All three of the major U.S. stock indexes closed down about 1.2%, after plunging much deeper earlier in the day.
The Dow Jones industrial average (INDU) posted a 138-point loss, after falling 297 points earlier. All but one of the 30 Dow components were in the red. The S&P 500 (SPX) fell 15 points and the Nasdaq (COMP) dropped 34 points.
A somewhat positive statement from the Federal Reserve, which would typically garner attention, failed to sway investors significantly in the afternoon.
"Everybody's looking at Japan over the Fed," said Phil Streible, a senior market strategist with Lind-Waldock. "People are scrambling and trying to figure out the specific impact of Japan's problems."
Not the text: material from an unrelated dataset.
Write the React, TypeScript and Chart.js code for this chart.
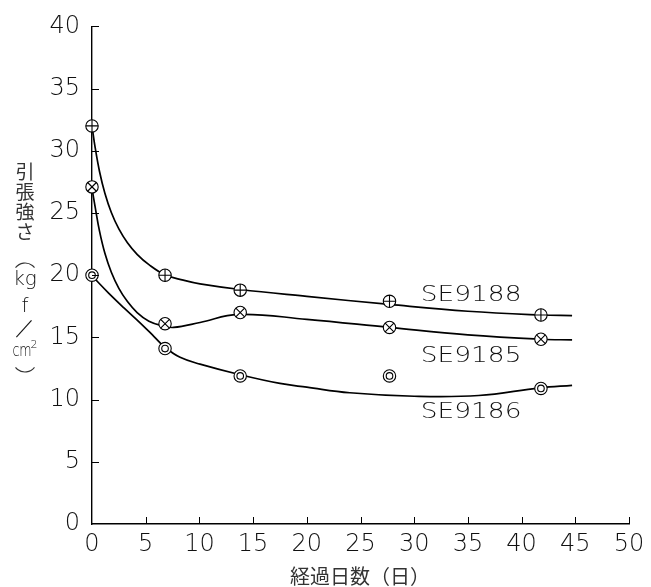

The Fed made no mention of the events in Japan. Markets are reeling from the staggering human and economic toll from Japan's 9.0-measure earthquake and subsequent tsunami last Friday, which killed at least 3,373 people.
The earthquake also damaged Japan's Fukushima Daiichi nuclear power plant, and subsequent explosions and fires there have only escalated fears about a nuclear crisis in Japan.
Other Asian markets also finished lower Tuesday, with the Shanghai composite losing 1.4%, and Hong Kong's Hang Seng index falling 2.9%.
European markets also closed sharply lower. Germany's DAX dropped 3.4%, while France's CAC-40 lost 2.3% and Britain's FT-100 retreated 1.3%.
The dollar rose versus the euro and the British pound, but fell slightly against the yen. Like the U.S. dollar, the yen is considered a safe-haven asset in times of economic uncertainty.
The price on the benchmark 10-year U.S. Treasury rose as investors sought the safety of government debt, pushing the yield down to 3.32% from 3.35% late Monday.
Ahead of the opening bell, steep losses in world markets triggered the New York Stock Exchange to invoke Rule 48 -- which gives the exchange the right to pause trading in the event of exteme volatility.
NYSE typically invokes the rule several times each year.